The extraordinary couple Keith and Ruth Adams were respected and popular figures in the Squadron from the 1970s onwards.  Affectionately known as the “Colonel,” Keith was an engineer with a career as an officer in the British Army serving in Western Europe in WWII, followed by posts in Bermuda and Cypress.  Ruth, occasionally referred to as the “General”, was a WAF pilot during WWII, flying various aircraft (including Spitfires) in various states of airworthiness.  She later accepted the position of meteorologist at the RAF Bermuda Base where she met and sailed with Keith.  Keith and Ruth migrated from the UK to SA with their young family in the 1950s.  Children Michael, Sue, Simon and Tori all inherited their parents’ enthusiasm for yachting.  Keith and Ruth commissioned ‘Wyuna’ (26ft plywood bilge keeler) in 1966 and moored in the Patawalonga near their home, followed by ‘Cockatoo’ (Spencer 30) in 1976 and ‘Peacock’ (Cole 32) in 1978.  As a tenacious racing skipper Keith put his and ‘Peacock’s’ names on most of the Squadron’s inshore and offshore trophies, as well as winning his division, and coming 7th overall, in the 1978 Sydney Hobart Race.  Keith was a foundation member of the CYCSA, and although ‘Peacock’ was one of the first vessels moved into the new marina facility, Keith and Ruth remained loyal and loved members of the Squadron community until their deaths: Keith (2004) and Ruth (2014).
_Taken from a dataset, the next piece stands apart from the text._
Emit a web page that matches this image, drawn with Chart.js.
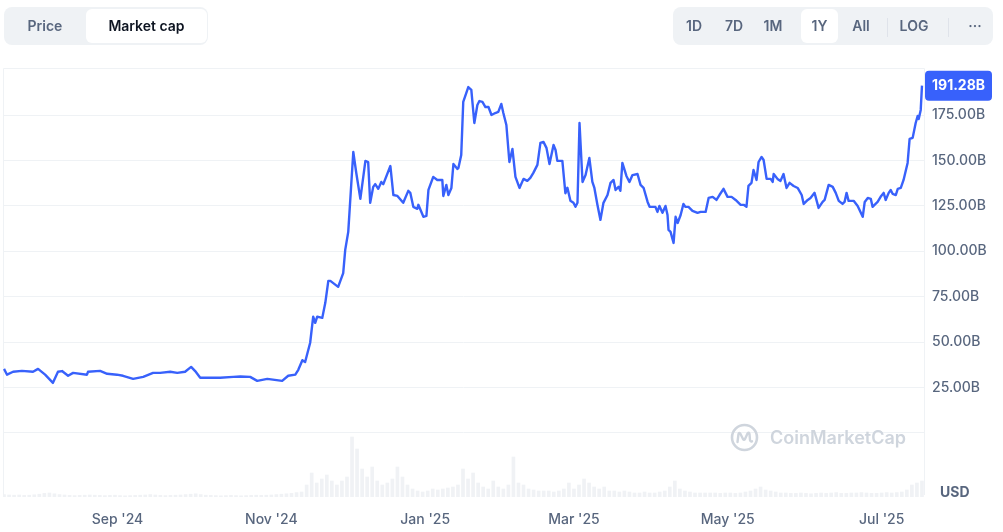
<!DOCTYPE html>
<html>
<head>
<meta charset="utf-8">
<script src="https://cdn.jsdelivr.net/npm/chart.js@4.4.1/dist/chart.umd.min.js"></script>
<style>
html,body{margin:0;padding:0;background:#fff;}
body{width:1003px;height:532px;position:relative;overflow:hidden;font-family:Inter,"Noto Sans",sans-serif;}
#wrap{position:absolute;left:0;top:0;width:1003px;height:532px;}
.seg{position:absolute;top:7px;height:38px;background:#eff2f5;border-radius:8px;}
.btn{position:absolute;top:2px;height:34px;line-height:34px;font-size:14px;font-weight:600;color:#58667e;text-align:center;white-space:nowrap;}
.btn.on{background:#fff;border-radius:6px;color:#0d1421;}
.div{position:absolute;top:11px;width:1px;height:19px;background:#dfe3ea;}
#usd{position:absolute;left:940px;top:482px;font-size:14px;font-weight:700;color:#58667e;line-height:20px;}
#wm{position:absolute;left:730px;top:422px;height:30px;display:flex;align-items:center;pointer-events:none;}
#wm span{font-size:18px;font-weight:600;color:#cfd5dd;margin-left:11px;}
</style>
</head>
<body>
<div id="wrap"><canvas id="c"></canvas></div>

<div class="seg" style="left:4px;width:204px;">
  <div class="btn" style="left:6px;width:70px;">Price</div>
  <div class="btn on" style="left:82px;width:121px;">Market cap</div>
</div>

<div class="seg" style="left:673px;width:320px;">
  <div class="btn" style="left:1px;width:40px;">1D</div>
  <div class="btn" style="left:41px;width:40px;">7D</div>
  <div class="btn" style="left:80px;width:40px;">1M</div>
  <div class="btn on" style="left:128px;width:37px;color:#58667e;">1Y</div>
  <div class="btn" style="left:168px;width:40px;">All</div>
  <div class="div" style="left:214px;"></div>
  <div class="btn" style="left:220px;width:42px;">LOG</div>
  <div class="div" style="left:275px;"></div>
  <div class="btn" style="left:282px;width:40px;">···</div>
</div>

<div id="wm">
  <svg width="29" height="29" viewBox="0 0 29 29">
    <circle cx="14.5" cy="14.5" r="12.5" fill="none" stroke="#cfd5dd" stroke-width="2.6"/>
    <path d="M7.5 19 L8.5 11 Q9 9 10.5 11 L13 16 Q14 17.5 15 16 L17.5 10.5 Q19 8.5 19.5 11 L20 17 Q20.5 19 22 18.3" fill="none" stroke="#cfd5dd" stroke-width="2.4" stroke-linecap="round" stroke-linejoin="round"/>
  </svg>
  <span>CoinMarketCap</span>
</div>

<div id="usd">USD</div>

<script>
// ---- data (days since 2024-07-18, market cap in billions USD) ----
const startDate = '2024-07-18';

const lineDays = [
  0,1.2,3.6,7.1,11.5,13.5,16.3,19.4,21.4,23.0,
  25.4,27.4,32.9,33.3,38.1,40.9,44.8,47.2,51.2,55.2,
  59.1,61.9,65.9,68.7,71.8,74.2,75.8,77.8,81.7,85.7,
  90.9,93.7,97.6,100.4,104.4,110.3,112.7,115.5,116.7,118.3,119.4,
  121.4,122.6,123.4,124.2,126.2,127.4,128.6,129.4,132.5,134.5,
  135.3,136.5,138.5,139.7,141.3,143.3,144.4,145.2,146.4,147.2,
  148.4,149.6,150.4,153.2,154.4,156.0,158.3,160.3,161.1,162.3,
  163.9,164.3,166.3,167.5,168.3,170.2,171.8,173.8,174.2,175.4,
  176.2,177.4,178.2,179.8,180.2,181.3,182.1,184.1,185.3,186.5,
  187.7,188.5,189.7,190.9,192.1,193.3,194.8,196.0,197.2,198.0,
  199.2,200.4,201.6,202.8,204.4,206.0,207.5,208.7,209.9,211.5,
  212.7,213.9,215.1,216.3,217.9,218.7,219.4,
  221.4,222.6,223.4,224.6,225.8,226.6,227.4,228.2,229.4,230.6,
  232.1,233.3,234.1,235.3,236.5,237.7,239.3,240.5,241.7,242.5,
  243.7,244.4,245.2,246.8,248.0,249.2,251.2,252.4,253.6,255.2,
  256.0,257.5,258.3,259.1,259.9,261.1,262.3,263.1,263.5,264.3,
  265.5,266.3,267.1,268.3,269.4,270.2,271.4,273.0,275.0,276.2,
  278.2,279.4,281.0,282.5,283.7,285.3,286.9,288.5,290.1,292.1,
  293.3,294.4,295.2,296.4,297.2,298.4,299.2,300.4,301.2,302.4,
  304.0,304.8,305.2,306.7,307.9,309.1,310.3,311.5,313.1,314.7,
  316.3,317.1,318.7,319.8,321.4,323.0,324.6,325.4,327.0,328.6,
  329.8,331.0,332.5,333.3,334.1,334.9,336.9,338.5,340.5,341.3,
  342.5,343.7,344.4,346.4,347.6,348.8,349.6,350.8,351.6,352.4,
  353.6,354.4,355.6,356.7,358.3,359.1,360.3,361.5,362.3,362.7,
  363.5,364
];

const marketCapB = [
  35.2,32,33.6,34.1,33.6,35.2,32,27.5,33.6,34,
  31.4,33,32,33.6,34.1,32.5,32,31.4,29.7,30.8,
  33,33,33.6,33,33.6,36.3,34,30.3,30.3,30.3,
  30.8,31,30.8,28.6,29.7,28.6,31.4,32,34.7,40,39,
  49.6,64,60.6,64,63.3,71.6,83.7,83.7,80.4,88,
  100.8,110.7,154.7,143,128.9,149.8,149.2,126.7,135.5,137,
  134.4,138.2,137,147,131,130.5,126.7,133.3,132.2,124.5,
  123.4,125.6,119,119.5,133.8,141,139.3,139.3,130.5,136.6,
  131,134.9,148.1,145.4,146,153,182.3,190.5,189,170.7,
  180.6,182.8,182.3,179.5,179.5,175.1,176.2,176.8,181.2,176.2,
  169.6,149.2,156.4,141,134.9,139.9,138.8,140.4,143.2,147.6,
  159.7,160.3,157,148.1,158.6,155.8,149.8,
  149.8,132,135,127.8,126.7,124.5,126.7,170.7,138.2,142,
  151.4,138.2,134.9,125.6,117.3,126.7,131,137.7,139.3,133.8,
  135.5,133.3,148.7,141.5,138.2,142,142.6,136.6,135,127.2,
  124.5,124.5,124.5,121.7,125,121.2,125,120,111.8,110.7,
  104.6,119,115.6,120,126.1,124.5,124.5,122.3,121.2,121.7,
  121.7,129.4,130,128.3,131,134.4,130,130,128.3,125.6,
  125.6,124.5,136,137.7,144.8,139.3,149.2,152,150.3,139.9,
  139.9,138.2,142.6,139.9,138.8,142.6,134.9,137.7,136,134.9,
  131,126.1,128.3,129.4,132.2,123.9,127.2,128.3,136.6,135.5,
  132.2,127.8,126.1,127.2,132.2,127.8,127.8,125,119,127.2,
  129.4,128.9,124.5,127.2,130,132.2,128.3,132.2,133.8,131.6,
  131,134.4,134.9,139.3,148.7,161.9,162.5,170.7,174.6,172.9,
  177.9,191.28
];

// volume (billions USD), one value every 2 days from startDate
const volumeB = [
  1.2,1.0,0.9,1.0,0.8,0.9,1.1,1.4,1.8,2.0,
  1.6,1.2,1.0,0.8,0.7,0.8,0.9,1.0,0.9,0.8,
  0.7,0.8,0.9,0.7,0.6,0.7,0.8,0.9,1.0,1.2,
  1.0,0.8,0.7,0.8,0.9,1.0,1.2,1.4,1.6,1.2,
  0.9,0.8,0.7,0.6,0.7,0.8,0.7,0.6,0.7,0.8,
  0.9,0.8,0.9,1.0,1.2,1.4,1.6,1.8,2.2,2.5,
  6,12,7,9,11,8,6,8,10,30,
  24,14,10,15,8,6,7,9,15,10,
  6,4,3,2.5,3,4,3.5,4,4.5,5,
  6,14,9,12,7,5,4,8,5,4,
  6,20,7,6,4,3.5,3,3,3,2.5,
  3,4,7,4,6,9,7,5,4,5,
  3,3,2.5,3,2.5,2,2,2.5,2,2,
  2.5,3,5,8,4,3,2.5,2,2,2,
  2,2,1.8,2,2,1.8,2,2.5,3,4,
  5,3.5,3,2.5,2,2,1.8,1.8,2,1.8,
  1.6,1.8,2,1.8,2,2.2,1.8,1.8,2,2,
  2.2,2,1.8,1.8,2,2.2,2,2.2,2.5,3.5,
  6,7,8
];
const volumeStepDays = 2;

const tickDates = ['2024-09-01','2024-11-01','2025-01-01','2025-03-01','2025-05-01','2025-07-01'];
const tickLabels = ["Sep '24","Nov '24","Jan '25","Mar '25","May '25","Jul '25"];
const yTickValues = [0,25,50,75,100,125,150,175];

// ---- build ----
const dayOf = d => (Date.parse(d + 'T00:00:00Z') - Date.parse(startDate + 'T00:00:00Z')) / 86400000;
const n = Math.min(lineDays.length, marketCapB.length);
const linePts = [];
for (let i = 0; i < n; i++) linePts.push({x: lineDays[i], y: marketCapB[i]});
const volPts = volumeB.map((v, i) => ({x: i * volumeStepDays, y: v}));
const tickDays = tickDates.map(dayOf);
const lastVal = marketCapB[n - 1];

const GRID = '#eff2f5';
const LABEL = '#58667e';
const FONT = 'Inter, "Noto Sans", sans-serif';

const framePlugin = {
  id: 'frame',
  beforeDatasetsDraw(chart) {
    const {ctx, chartArea: a} = chart;
    ctx.save();
    ctx.strokeStyle = GRID;
    ctx.lineWidth = 1;
    ctx.beginPath();
    ctx.moveTo(a.left + 0.5, a.bottom);
    ctx.lineTo(a.left + 0.5, a.top + 0.5);
    ctx.lineTo(a.right + 0.5, a.top + 0.5);
    ctx.lineTo(a.right + 0.5, a.bottom - 2);
    ctx.stroke();
    ctx.restore();
  }
};

const tagPlugin = {
  id: 'lastTag',
  afterDatasetsDraw(chart) {
    const {ctx, chartArea: a, scales} = chart;
    const y = scales.y.getPixelForValue(lastVal);
    const x = a.right + 1, w = 67, h = 30;
    ctx.save();
    ctx.fillStyle = '#3861fb';
    ctx.beginPath();
    if (ctx.roundRect) ctx.roundRect(x, y - h / 2, w, h, 4); else ctx.rect(x, y - h / 2, w, h);
    ctx.fill();
    ctx.fillStyle = '#ffffff';
    ctx.font = '700 14px ' + FONT;
    ctx.textAlign = 'left';
    ctx.textBaseline = 'middle';
    ctx.fillText(lastVal.toFixed(2) + 'B', a.right + 8, y + 0.5);
    ctx.restore();
  }
};

new Chart(document.getElementById('c'), {
  data: {
    datasets: [
      {
        type: 'line',
        data: linePts,
        borderColor: '#3861fb',
        borderWidth: 2.4,
        pointRadius: 0,
        tension: 0,
        fill: false,
        borderJoinStyle: 'round',
        yAxisID: 'y',
        order: 0
      },
      {
        type: 'bar',
        data: volPts,
        backgroundColor: '#f0f2f5',
        barThickness: 3,
        yAxisID: 'yv',
        order: 1
      }
    ]
  },
  options: {
    responsive: true,
    maintainAspectRatio: false,
    animation: false,
    events: [],
    layout: {padding: {top: 68, left: 3, right: 0, bottom: 0}},
    plugins: {legend: {display: false}, tooltip: {enabled: false}},
    scales: {
      x: {
        type: 'linear',
        offset: false,
        min: -0.4,
        max: 364.8,
        afterBuildTicks: s => { s.ticks = tickDays.map(v => ({value: v})); },
        afterFit: s => { s.height = 35; },
        grid: {display: false, offset: false},
        border: {display: false},
        ticks: {
          autoSkip: false,
          maxRotation: 0,
          padding: 6,
          color: LABEL,
          font: {family: FONT, size: 14, weight: '500'},
          callback: v => { const i = tickDays.indexOf(v); return i >= 0 ? tickLabels[i] : ''; }
        }
      },
      y: {
        position: 'right',
        min: -35.4,
        max: 201,
        afterBuildTicks: s => { s.ticks = yTickValues.map(v => ({value: v})); },
        afterFit: s => { s.width = 79; },
        grid: {color: GRID, drawTicks: false, lineWidth: 1},
        border: {display: false},
        ticks: {
          padding: 8,
          color: LABEL,
          font: {family: FONT, size: 14, weight: '500'},
          callback: v => v === 0 ? '' : v.toFixed(2) + 'B'
        }
      },
      yv: {
        position: 'left',
        display: false,
        min: 0,
        max: 214.5
      }
    }
  },
  plugins: [framePlugin, tagPlugin]
});
</script>
</body>
</html>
written by Jeanne Harrison


As a child, Barry keenly watched sailing activities from Somerton beach, near to his home.  He joined the Glenelg Sailing Club in 1953 and has maintained continuous membership, although the club is now the Adelaide Sailing Club.  He skippered and crewed various Sharpies and Moths, and also won the Holdfast Trainer Championship, plus the Yvonne 20 Club and State Titles.  He built an Arrow Cat and achieved third in the 1976 Nationals.  In 1979 he joined the Squadron so that he could enjoy his newly built Offshore Roberts 38ft ketch, ‘Audacious II’, having completed all of the fit-out and finishing in the backyard of the Allison home at Henley South.  Opening Days were always memorable events, but also cruises to Port Vincent and Kangaroo Island.  Barry served on the Cruising Committee from 1991-98, as Chairman from 1994-96.  Currently he serves on the Foundation committee; writes for the Squadron Quarterly; and is on the Historical Committee.  For over 31 years, Barry’s business management experience was centred on the automotive industry, and included several overseas study trips.  Both of his sons, Gregory and Peter, and his grandson Luke, are active sailors.  The Adelaide Sailing Club presented the Allison family with a unique award being the first club members who have won club championships over three generations.  In 2007 Barry met and married Carmen.  Together they have maintained their active participation in the life of the Squadron.


written by Jan Perry


In 1933 Ron Angas of Collinsville, Angaston, and his spouse Monica, commissioned Clausens boat builders of Port Adelaide to build a yacht, to be named ‘Pavana’.  Ron’s father, C H Angas, had been a Squadron member and owner of the yacht ‘Valeria’ when Ron was very young.  Ron had crewed in a race to Kangaroo Island in Angove’s ‘Stormy Petrel’ in 1931.  He was a champion polo player and enjoyed motor sport with the Sporting Car Club’s Hillclimb course being built on his property at Collinsville.  His yacht was for cruising and racing.  Soon after launching, on January 27, 1934, ‘Pavana’ entered the Foundation Day Kangaroo Island race and, from then on, Ron sailed regularly, mostly in the long races where he was successful.  In 1935 Mrs Ron Angas (Monica) was described in the press as being “well known in the yachting world”.  After WW2, Ron sailed his boat again in the Kangaroo Island races and the Kintore and Orontes Cups, also winning an “A class” Squadron race.  He sailed ‘Pavana’ until 1947 and sold the boat to George Mayne, a Port Lincoln yachtsman, in 1950.